The Company files income tax returns in the United States, various state and foreign jurisdictions. The Company is subject to examination by taxing authorities for the tax years ended December 31, 2009 through 2020.

Potential 382 Limitation

The Company’s ability to utilize its net operating loss (NOL) and research and development (R&D) credit carryforwards may be substantially limited due to ownership changes that have occurred or that could occur in the future, as required by Section 382 of the Internal Revenue Code of 1986, as amended (the Code), as well as similar state provisions. These ownership changes may limit the amount of NOL and R&D credit carryforwards that can be utilized annually to offset future taxable income and tax, respectively. In general, an “ownership change,” as defined by Section 382 of the Code, results from a transaction or series of transactions over a three-year period resulting in an ownership change of more than 50 percent of the outstanding stock of a company by certain stockholders or public groups.

During the course of preparing the Company’s consolidated financial statements as of and for the year ended December 31, 2021, the Company completed an assessment of the available NOL and tax credit carryforwards under Sections 382 and 383, respectively, of the Code.
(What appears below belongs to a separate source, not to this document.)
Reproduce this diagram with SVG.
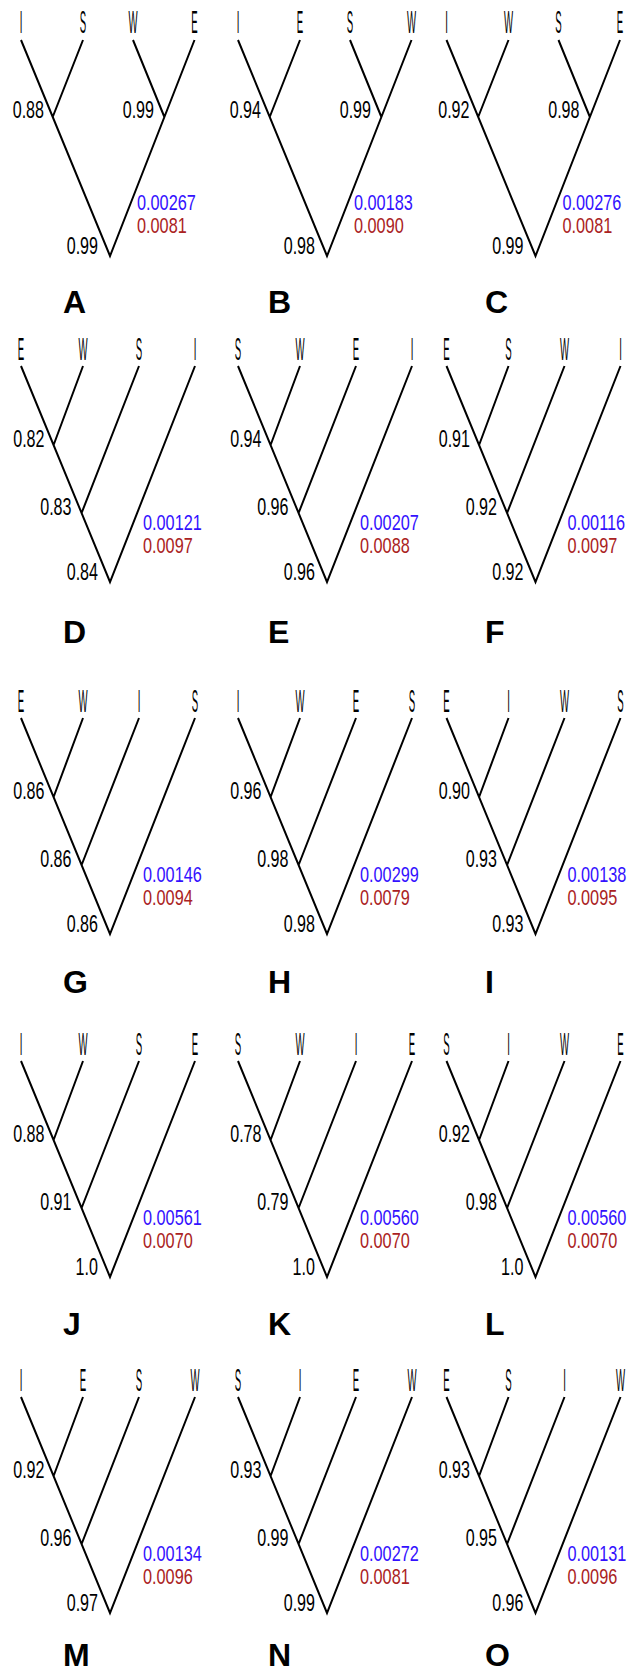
<svg xmlns="http://www.w3.org/2000/svg" width="628" height="1673" viewBox="0 0 628 1673">
<style>
.e{fill:none;stroke:#000;stroke-width:2;stroke-linejoin:miter}
.t{font-family:"Liberation Sans",Arial,sans-serif;font-size:32px;fill:#000;text-anchor:middle}
.n{font-family:"Liberation Sans",Arial,sans-serif;font-size:23px;fill:#000;text-anchor:end}
.b{font-family:"Liberation Sans",Arial,sans-serif;font-size:22px;fill:#3311ff}
.r{font-family:"Liberation Sans",Arial,sans-serif;font-size:22px;fill:#aa2222}
.L{font-family:"Liberation Sans",Arial,sans-serif;font-size:32px;font-weight:bold;fill:#000}
</style>
<rect width="628" height="1673" fill="#fff"/>
<defs>
<path id="bal" d="M-89,0 L0,216 L84.5,0 M-27,0 L-57.3,77 M23,0 L54.4,77"/>
<path id="lad" d="M-89,0 L0,216 L85,0 M-27,0 L-56.4,79 M29,0 L-28.4,147"/>
</defs>

<!-- Row 1 balanced -->
<g id="A" transform="translate(110,40)">
<g class="edges"><use href="#bal" class="e"/></g>
<text class="t" transform="translate(-89,-7) scale(0.3,1)">I</text>
<text class="t" transform="translate(-27,-7) scale(0.3,1)">S</text>
<text class="t" transform="translate(23,-7) scale(0.3,1)">W</text>
<text class="t" transform="translate(84.5,-7) scale(0.3,1)">E</text>
<text class="n" transform="translate(-66,78) scale(0.7,1)">0.88</text>
<text class="n" transform="translate(44,78) scale(0.7,1)">0.99</text>
<text class="n" transform="translate(-12,214) scale(0.7,1)">0.99</text>
<text class="b" transform="translate(27,170) scale(0.74,1)">0.00267</text>
<text class="r" transform="translate(27,193) scale(0.74,1)">0.0081</text>
</g>
<g id="B" transform="translate(327,40)">
<g class="edges"><use href="#bal" class="e"/></g>
<text class="t" transform="translate(-89,-7) scale(0.3,1)">I</text>
<text class="t" transform="translate(-27,-7) scale(0.3,1)">E</text>
<text class="t" transform="translate(23,-7) scale(0.3,1)">S</text>
<text class="t" transform="translate(84.5,-7) scale(0.3,1)">W</text>
<text class="n" transform="translate(-66,78) scale(0.7,1)">0.94</text>
<text class="n" transform="translate(44,78) scale(0.7,1)">0.99</text>
<text class="n" transform="translate(-12,214) scale(0.7,1)">0.98</text>
<text class="b" transform="translate(27,170) scale(0.74,1)">0.00183</text>
<text class="r" transform="translate(27,193) scale(0.74,1)">0.0090</text>
</g>
<g id="C" transform="translate(535.5,40)">
<g class="edges"><use href="#bal" class="e"/></g>
<text class="t" transform="translate(-89,-7) scale(0.3,1)">I</text>
<text class="t" transform="translate(-27,-7) scale(0.3,1)">W</text>
<text class="t" transform="translate(23,-7) scale(0.3,1)">S</text>
<text class="t" transform="translate(84.5,-7) scale(0.3,1)">E</text>
<text class="n" transform="translate(-66,78) scale(0.7,1)">0.92</text>
<text class="n" transform="translate(44,78) scale(0.7,1)">0.98</text>
<text class="n" transform="translate(-12,214) scale(0.7,1)">0.99</text>
<text class="b" transform="translate(27,170) scale(0.74,1)">0.00276</text>
<text class="r" transform="translate(27,193) scale(0.74,1)">0.0081</text>
</g>

<!-- Row 2 -->
<g id="D" transform="translate(110,366)">
<g class="edges"><use href="#lad" class="e"/></g>
<text class="t" transform="translate(-89,-6) scale(0.3,1)">E</text>
<text class="t" transform="translate(-27,-6) scale(0.3,1)">W</text>
<text class="t" transform="translate(29,-6) scale(0.3,1)">S</text>
<text class="t" transform="translate(85,-6) scale(0.3,1)">I</text>
<text class="n" transform="translate(-65.5,81) scale(0.7,1)">0.82</text>
<text class="n" transform="translate(-38.5,149) scale(0.7,1)">0.83</text>
<text class="n" transform="translate(-12,214) scale(0.7,1)">0.84</text>
<text class="b" transform="translate(33,163.5) scale(0.74,1)">0.00121</text>
<text class="r" transform="translate(33,186.5) scale(0.74,1)">0.0097</text>
</g>
<g id="E" transform="translate(327,366)">
<g class="edges"><use href="#lad" class="e"/></g>
<text class="t" transform="translate(-89,-6) scale(0.3,1)">S</text>
<text class="t" transform="translate(-27,-6) scale(0.3,1)">W</text>
<text class="t" transform="translate(29,-6) scale(0.3,1)">E</text>
<text class="t" transform="translate(85,-6) scale(0.3,1)">I</text>
<text class="n" transform="translate(-65.5,81) scale(0.7,1)">0.94</text>
<text class="n" transform="translate(-38.5,149) scale(0.7,1)">0.96</text>
<text class="n" transform="translate(-12,214) scale(0.7,1)">0.96</text>
<text class="b" transform="translate(33,163.5) scale(0.74,1)">0.00207</text>
<text class="r" transform="translate(33,186.5) scale(0.74,1)">0.0088</text>
</g>
<g id="F" transform="translate(535.5,366)">
<g class="edges"><use href="#lad" class="e"/></g>
<text class="t" transform="translate(-89,-6) scale(0.3,1)">E</text>
<text class="t" transform="translate(-27,-6) scale(0.3,1)">S</text>
<text class="t" transform="translate(29,-6) scale(0.3,1)">W</text>
<text class="t" transform="translate(85,-6) scale(0.3,1)">I</text>
<text class="n" transform="translate(-65.5,81) scale(0.7,1)">0.91</text>
<text class="n" transform="translate(-38.5,149) scale(0.7,1)">0.92</text>
<text class="n" transform="translate(-12,214) scale(0.7,1)">0.92</text>
<text class="b" transform="translate(32,163.5) scale(0.74,1)">0.00116</text>
<text class="r" transform="translate(32,186.5) scale(0.74,1)">0.0097</text>
</g>

<!-- Row 3 -->
<g id="G" transform="translate(110,718)">
<g class="edges"><use href="#lad" class="e"/></g>
<text class="t" transform="translate(-89,-6) scale(0.3,1)">E</text>
<text class="t" transform="translate(-27,-6) scale(0.3,1)">W</text>
<text class="t" transform="translate(29,-6) scale(0.3,1)">I</text>
<text class="t" transform="translate(85,-6) scale(0.3,1)">S</text>
<text class="n" transform="translate(-65.5,81) scale(0.7,1)">0.86</text>
<text class="n" transform="translate(-38.5,149) scale(0.7,1)">0.86</text>
<text class="n" transform="translate(-12,214) scale(0.7,1)">0.86</text>
<text class="b" transform="translate(33,163.5) scale(0.74,1)">0.00146</text>
<text class="r" transform="translate(33,186.5) scale(0.74,1)">0.0094</text>
</g>
<g id="H" transform="translate(327,718)">
<g class="edges"><use href="#lad" class="e"/></g>
<text class="t" transform="translate(-89,-6) scale(0.3,1)">I</text>
<text class="t" transform="translate(-27,-6) scale(0.3,1)">W</text>
<text class="t" transform="translate(29,-6) scale(0.3,1)">E</text>
<text class="t" transform="translate(85,-6) scale(0.3,1)">S</text>
<text class="n" transform="translate(-65.5,81) scale(0.7,1)">0.96</text>
<text class="n" transform="translate(-38.5,149) scale(0.7,1)">0.98</text>
<text class="n" transform="translate(-12,214) scale(0.7,1)">0.98</text>
<text class="b" transform="translate(33,163.5) scale(0.74,1)">0.00299</text>
<text class="r" transform="translate(33,186.5) scale(0.74,1)">0.0079</text>
</g>
<g id="I" transform="translate(535.5,718)">
<g class="edges"><use href="#lad" class="e"/></g>
<text class="t" transform="translate(-89,-6) scale(0.3,1)">E</text>
<text class="t" transform="translate(-27,-6) scale(0.3,1)">I</text>
<text class="t" transform="translate(29,-6) scale(0.3,1)">W</text>
<text class="t" transform="translate(85,-6) scale(0.3,1)">S</text>
<text class="n" transform="translate(-65.5,81) scale(0.7,1)">0.90</text>
<text class="n" transform="translate(-38.5,149) scale(0.7,1)">0.93</text>
<text class="n" transform="translate(-12,214) scale(0.7,1)">0.93</text>
<text class="b" transform="translate(32,163.5) scale(0.74,1)">0.00138</text>
<text class="r" transform="translate(32,186.5) scale(0.74,1)">0.0095</text>
</g>

<!-- Row 4 -->
<g id="J" transform="translate(110,1061)">
<g class="edges"><use href="#lad" class="e"/></g>
<text class="t" transform="translate(-89,-6) scale(0.3,1)">I</text>
<text class="t" transform="translate(-27,-6) scale(0.3,1)">W</text>
<text class="t" transform="translate(29,-6) scale(0.3,1)">S</text>
<text class="t" transform="translate(85,-6) scale(0.3,1)">E</text>
<text class="n" transform="translate(-65.5,81) scale(0.7,1)">0.88</text>
<text class="n" transform="translate(-38.5,149) scale(0.7,1)">0.91</text>
<text class="n" transform="translate(-12,214) scale(0.7,1)">1.0</text>
<text class="b" transform="translate(33,163.5) scale(0.74,1)">0.00561</text>
<text class="r" transform="translate(33,186.5) scale(0.74,1)">0.0070</text>
</g>
<g id="K" transform="translate(327,1061)">
<g class="edges"><use href="#lad" class="e"/></g>
<text class="t" transform="translate(-89,-6) scale(0.3,1)">S</text>
<text class="t" transform="translate(-27,-6) scale(0.3,1)">W</text>
<text class="t" transform="translate(29,-6) scale(0.3,1)">I</text>
<text class="t" transform="translate(85,-6) scale(0.3,1)">E</text>
<text class="n" transform="translate(-65.5,81) scale(0.7,1)">0.78</text>
<text class="n" transform="translate(-38.5,149) scale(0.7,1)">0.79</text>
<text class="n" transform="translate(-12,214) scale(0.7,1)">1.0</text>
<text class="b" transform="translate(33,163.5) scale(0.74,1)">0.00560</text>
<text class="r" transform="translate(33,186.5) scale(0.74,1)">0.0070</text>
</g>
<g id="L" transform="translate(535.5,1061)">
<g class="edges"><use href="#lad" class="e"/></g>
<text class="t" transform="translate(-89,-6) scale(0.3,1)">S</text>
<text class="t" transform="translate(-27,-6) scale(0.3,1)">I</text>
<text class="t" transform="translate(29,-6) scale(0.3,1)">W</text>
<text class="t" transform="translate(85,-6) scale(0.3,1)">E</text>
<text class="n" transform="translate(-65.5,81) scale(0.7,1)">0.92</text>
<text class="n" transform="translate(-38.5,149) scale(0.7,1)">0.98</text>
<text class="n" transform="translate(-12,214) scale(0.7,1)">1.0</text>
<text class="b" transform="translate(32,163.5) scale(0.74,1)">0.00560</text>
<text class="r" transform="translate(32,186.5) scale(0.74,1)">0.0070</text>
</g>

<!-- Row 5 -->
<g id="M" transform="translate(110,1397)">
<g class="edges"><use href="#lad" class="e"/></g>
<text class="t" transform="translate(-89,-6) scale(0.3,1)">I</text>
<text class="t" transform="translate(-27,-6) scale(0.3,1)">E</text>
<text class="t" transform="translate(29,-6) scale(0.3,1)">S</text>
<text class="t" transform="translate(85,-6) scale(0.3,1)">W</text>
<text class="n" transform="translate(-65.5,81) scale(0.7,1)">0.92</text>
<text class="n" transform="translate(-38.5,149) scale(0.7,1)">0.96</text>
<text class="n" transform="translate(-12,214) scale(0.7,1)">0.97</text>
<text class="b" transform="translate(33,163.5) scale(0.74,1)">0.00134</text>
<text class="r" transform="translate(33,186.5) scale(0.74,1)">0.0096</text>
</g>
<g id="N" transform="translate(327,1397)">
<g class="edges"><use href="#lad" class="e"/></g>
<text class="t" transform="translate(-89,-6) scale(0.3,1)">S</text>
<text class="t" transform="translate(-27,-6) scale(0.3,1)">I</text>
<text class="t" transform="translate(29,-6) scale(0.3,1)">E</text>
<text class="t" transform="translate(85,-6) scale(0.3,1)">W</text>
<text class="n" transform="translate(-65.5,81) scale(0.7,1)">0.93</text>
<text class="n" transform="translate(-38.5,149) scale(0.7,1)">0.99</text>
<text class="n" transform="translate(-12,214) scale(0.7,1)">0.99</text>
<text class="b" transform="translate(33,163.5) scale(0.74,1)">0.00272</text>
<text class="r" transform="translate(33,186.5) scale(0.74,1)">0.0081</text>
</g>
<g id="O" transform="translate(535.5,1397)">
<g class="edges"><use href="#lad" class="e"/></g>
<text class="t" transform="translate(-89,-6) scale(0.3,1)">E</text>
<text class="t" transform="translate(-27,-6) scale(0.3,1)">S</text>
<text class="t" transform="translate(29,-6) scale(0.3,1)">I</text>
<text class="t" transform="translate(85,-6) scale(0.3,1)">W</text>
<text class="n" transform="translate(-65.5,81) scale(0.7,1)">0.93</text>
<text class="n" transform="translate(-38.5,149) scale(0.7,1)">0.95</text>
<text class="n" transform="translate(-12,214) scale(0.7,1)">0.96</text>
<text class="b" transform="translate(32,163.5) scale(0.74,1)">0.00131</text>
<text class="r" transform="translate(32,186.5) scale(0.74,1)">0.0096</text>
</g>

<!-- Panel letters -->
<g id="letters">
<text class="L" x="63" y="313">A</text>
<text class="L" x="268" y="313">B</text>
<text class="L" x="485" y="313">C</text>
<text class="L" x="63" y="643">D</text>
<text class="L" x="268" y="643">E</text>
<text class="L" x="485" y="643">F</text>
<text class="L" x="63" y="993">G</text>
<text class="L" x="268" y="993">H</text>
<text class="L" x="485" y="993">I</text>
<text class="L" x="63" y="1335">J</text>
<text class="L" x="268" y="1335">K</text>
<text class="L" x="485" y="1335">L</text>
<text class="L" x="63" y="1666">M</text>
<text class="L" x="268" y="1666">N</text>
<text class="L" x="485" y="1666">O</text>
</g>
</svg>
The Company determined that it underwent multiple ownership changes throughout its history as defined under Section 382, including most recently in 2020. As a result of the identified ownership changes, the portion of NOL and tax credit carryforwards attributable to the pre-ownership change periods are subject to a substantial annual limitation under Sections 382 and 383 of the Code. The Company has adjusted its previously reported NOL and tax credit carryforwards to address the impact of the 382 ownership changes. This resulted in a reduction of available federal and state NOLs of $58.2 million and $64.1 million, respectively. The write down of the NOLs reduced the net operating losses line as of December 31, 2020 within gross deferred tax assets as previously disclosed by $13.5 million, with a corresponding decrease in the valuation allowance. The Company also reduced its tax credit carryforwards as of December 31, 2020 within gross deferred tax assets by $3 million with a corresponding decrease in the valuation allowance.
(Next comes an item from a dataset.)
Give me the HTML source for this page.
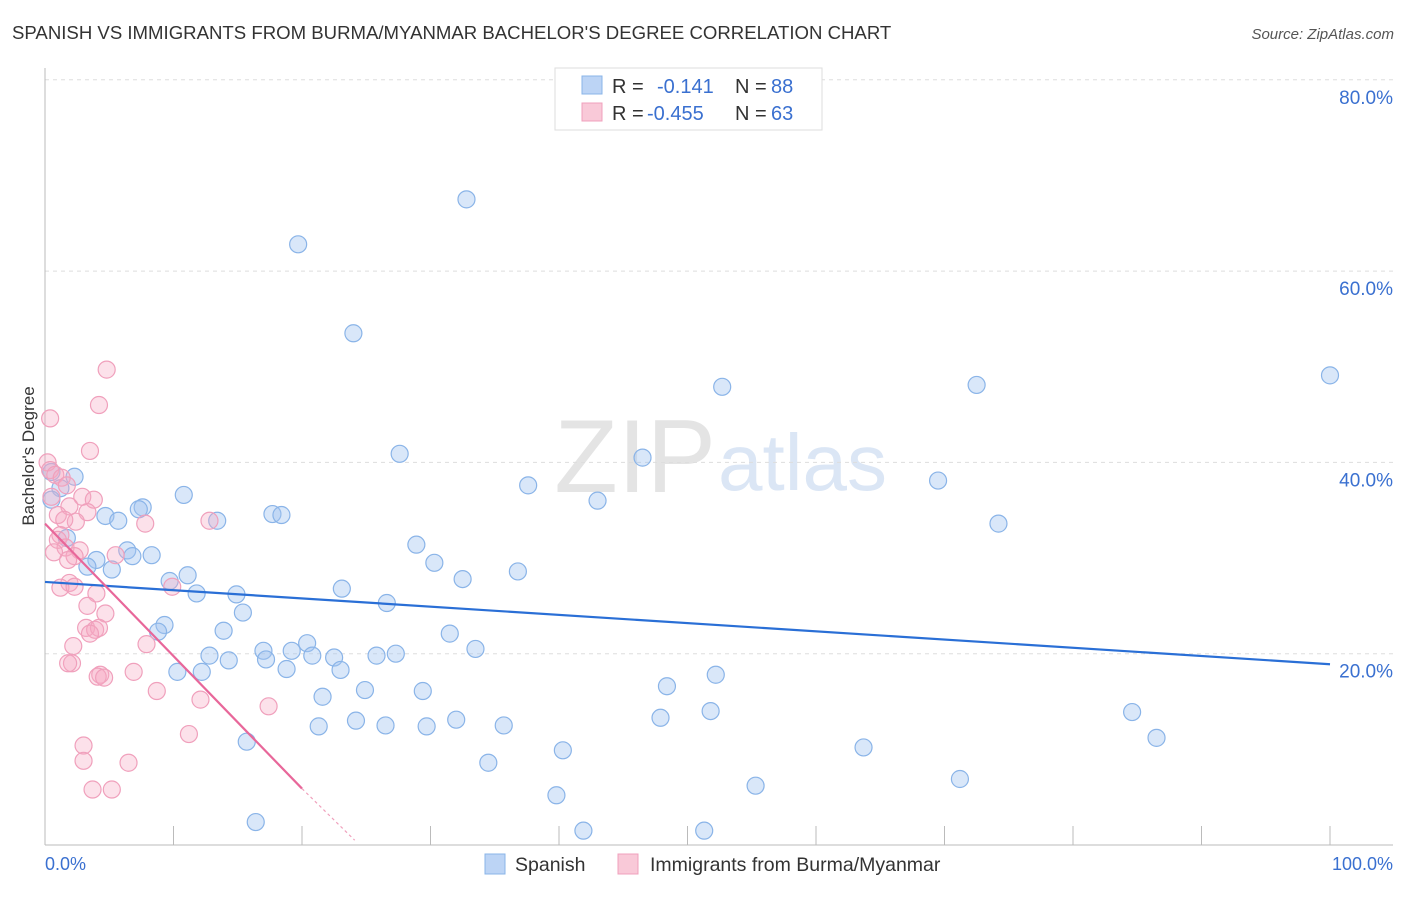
<!DOCTYPE html>
<html><head><meta charset="utf-8"><style>
body{margin:0;background:#fff;font-family:"Liberation Sans",sans-serif}
svg text{font-family:"Liberation Sans",sans-serif}
</style></head><body>
<svg id="chart" width="1406" height="892" xmlns="http://www.w3.org/2000/svg">
<text x="12" y="39" font-size="18.6" fill="#333">SPANISH VS IMMIGRANTS FROM BURMA/MYANMAR BACHELOR'S DEGREE CORRELATION CHART</text>
<text x="1394" y="39" font-size="15" fill="#555" text-anchor="end" font-style="italic">Source: ZipAtlas.com</text>
<text x="716" y="492" font-size="104" fill="#e4e4e4" text-anchor="end" font-family="Liberation Serif">ZIP</text>
<text x="718" y="490" font-size="80" fill="#dbe6f5">atlas</text>
<g id="grid"></g>
<g id="axes"></g>
<g id="pts"></g>
<g id="trends"></g>
<text transform="translate(34,456) rotate(-90)" font-size="17" fill="#333" text-anchor="middle">Bachelor's Degree</text>
<g>
<rect x="555" y="68" width="267" height="62" fill="#fff" stroke="#ddd"/>
<rect x="582" y="76" width="20" height="18" fill="#bcd4f5" stroke="#8ab4e8"/>
<rect x="582" y="103" width="20" height="18" fill="#f9c9d8" stroke="#f0a0bc"/>
<text x="612" y="93" font-size="20" fill="#333">R = </text><text x="657" y="93" font-size="20" fill="#3a70d0">-0.141</text>
<text x="735" y="93" font-size="20" fill="#333">N = </text><text x="771" y="93" font-size="20" fill="#3a70d0">88</text>
<text x="612" y="120" font-size="20" fill="#333">R = </text><text x="647" y="120" font-size="20" fill="#3a70d0">-0.455</text>
<text x="735" y="120" font-size="20" fill="#333">N = </text><text x="771" y="120" font-size="20" fill="#3a70d0">63</text>
</g>
<g>
<rect x="485" y="854" width="20" height="20" fill="#bcd4f5" stroke="#8ab4e8"/>
<text x="515" y="871" font-size="19.5" fill="#333">Spanish</text>
<rect x="618" y="854" width="20" height="20" fill="#f9c9d8" stroke="#f0a0bc"/>
<text x="650" y="871" font-size="19.5" fill="#333">Immigrants from Burma/Myanmar</text>
</g>
<text x="45" y="870" font-size="18" fill="#3a70d0">0.0%</text>
<text x="1393" y="870" font-size="18" fill="#3a70d0" text-anchor="end">100.0%</text>
</svg>
<script>
const yTicks=[20,40,60,80];
const xTicks=[0,10,20,30,40,50,60,70,80,90,100];
const blueX=[32.8,19.7,24.0,100,52.7,72.5,27.6,46.5,69.5,37.6,43.0,74.2,0.5,2.3,1.2,0.5,7.6,7.3,10.8,4.7,5.7,13.4,17.7,18.4,1.7,6.4,8.3,6.8,4.0,3.3,5.2,28.9,30.3,32.5,36.8,9.7,11.1,11.8,14.9,15.4,23.1,26.6,9.3,8.8,13.9,31.5,33.5,17.0,17.2,20.4,19.2,20.8,22.5,25.8,27.3,12.8,14.3,18.8,23.0,10.3,12.2,48.4,52.2,21.6,24.9,29.4,47.9,51.8,84.6,21.3,24.2,26.5,29.7,32.0,35.7,86.5,15.7,40.3,63.7,34.5,71.2,55.3,39.8,16.4,41.9,51.3];
const blueY=[67.5,62.8,53.5,49.1,47.9,48.1,40.9,40.5,38.1,37.6,36.0,33.6,39.0,38.5,37.3,36.1,35.3,35.1,36.6,34.4,33.9,33.9,34.6,34.5,32.1,30.8,30.3,30.2,29.8,29.1,28.8,31.4,29.5,27.8,28.6,27.6,28.2,26.3,26.2,24.3,26.8,25.3,23.0,22.3,22.4,22.1,20.5,20.3,19.4,21.1,20.3,19.8,19.6,19.8,20.0,19.8,19.3,18.4,18.3,18.1,18.1,16.6,17.8,15.5,16.2,16.1,13.3,14.0,13.9,12.4,13.0,12.5,12.4,13.1,12.5,11.2,10.8,9.9,10.2,8.6,6.9,6.2,5.2,2.4,1.5,1.5];
const pinkX=[0.4,4.8,4.2,3.5,0.2,0.4,0.8,1.3,1.7,0.5,2.9,3.8,1.9,1.0,3.3,2.4,1.5,1.2,1.0,1.6,2.7,0.7,2.3,1.8,5.5,7.8,12.8,1.9,1.2,2.3,4.0,9.9,3.3,4.7,3.2,3.9,4.2,3.5,7.9,2.2,2.1,1.8,4.3,6.9,4.1,4.6,8.7,12.1,17.4,11.2,3.0,3.0,6.5,3.7,5.2];
const pinkY=[44.6,49.7,46.0,41.2,40.0,39.2,38.7,38.4,37.6,36.4,36.4,36.1,35.4,34.5,34.8,33.8,34.0,32.4,31.9,31.1,30.8,30.6,30.2,29.8,30.3,33.6,33.9,27.4,26.9,27.0,26.3,27.0,25.0,24.2,22.7,22.5,22.7,22.1,21.0,20.8,19.0,19.0,17.8,18.1,17.6,17.5,16.1,15.2,14.5,11.6,10.4,8.8,8.6,5.8,5.8];
const blueTrend=[27.5,18.9];
const pinkTrend=[33.6,5.9,0.5];
const pinkTrendX=[0,20.0,24.1];
const X=v=>45+v*12.85, Y=v=>845-v*9.565;
const NS="http://www.w3.org/2000/svg";
function mk(tag,attrs,parent){const e=document.createElementNS(NS,tag);for(const k in attrs)e.setAttribute(k,attrs[k]);document.getElementById(parent).appendChild(e);return e;}
yTicks.forEach(t=>{
 const l=mk('line',{x1:45,x2:1393,y1:Y(t),y2:Y(t),stroke:'#ddd','stroke-dasharray':'4,4'},'grid');
 
 
 const tx=mk('text',{x:1393,y:Y(t)+24,'font-size':19,fill:'#3a70d0','text-anchor':'end'},'grid');
 tx.textContent=t.toFixed(1)+'%';
 
 
});
const ax=mk('line',{x1:45,x2:45,y1:68,y2:845,stroke:'#bbb'},'axes');


const bx=mk('line',{x1:45,x2:1393,y1:845,y2:845,stroke:'#bbb'},'axes');


xTicks.forEach(t=>{
 const l=mk('line',{x1:X(t),x2:X(t),y1:826,y2:845,stroke:'#bbb'},'axes');
 
 
});
blueX.forEach((v,i)=>{
 const c=mk('circle',{cx:X(v),cy:Y(blueY[i]),r:8.5,fill:'rgba(160,195,240,0.4)',stroke:'#8ab4e8','stroke-width':1.2},'pts');
 
 
});
pinkX.forEach((v,i)=>{
 const c=mk('circle',{cx:X(v),cy:Y(pinkY[i]),r:8.5,fill:'rgba(245,170,195,0.35)',stroke:'#f0a0bc','stroke-width':1.2},'pts');
 
 
});
const bt=mk('line',{x1:X(0),y1:Y(blueTrend[0]),x2:X(100),y2:Y(blueTrend[1]),stroke:'#2a6fd6','stroke-width':2.2},'trends');


const pt=mk('line',{x1:X(pinkTrendX[0]),y1:Y(pinkTrend[0]),x2:X(pinkTrendX[1]),y2:Y(pinkTrend[1]),stroke:'#e8679a','stroke-width':2.2},'trends');


const pd=mk('line',{x1:X(pinkTrendX[1]),y1:Y(pinkTrend[1]),x2:X(pinkTrendX[2]),y2:Y(pinkTrend[2]),stroke:'#f0a0bc','stroke-width':1.2,'stroke-dasharray':'3,3'},'trends');


</script>
</body></html>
Since the limitation affected the prior period, the Company has determined that its December 31, 2020 tax footnote presentation overstated the gross deferred tax asset and corresponding valuation allowance by $16.5 million. However, there was no net impact to the net deferred tax asset and tax expense as the decrease in the net operating loss and tax credit carryforwards was offset completely by a corresponding adjustment to the Company’s overall valuation allowance. For comparative purposes, the Company’s prior year tax footnote has been revised to reflect the adjustment to the net operating losses, tax credits and valuation allowance. The revision had no effect on the previously reported balance sheets, statements of operations and comprehensive loss, cash flows and stockholders’ equity.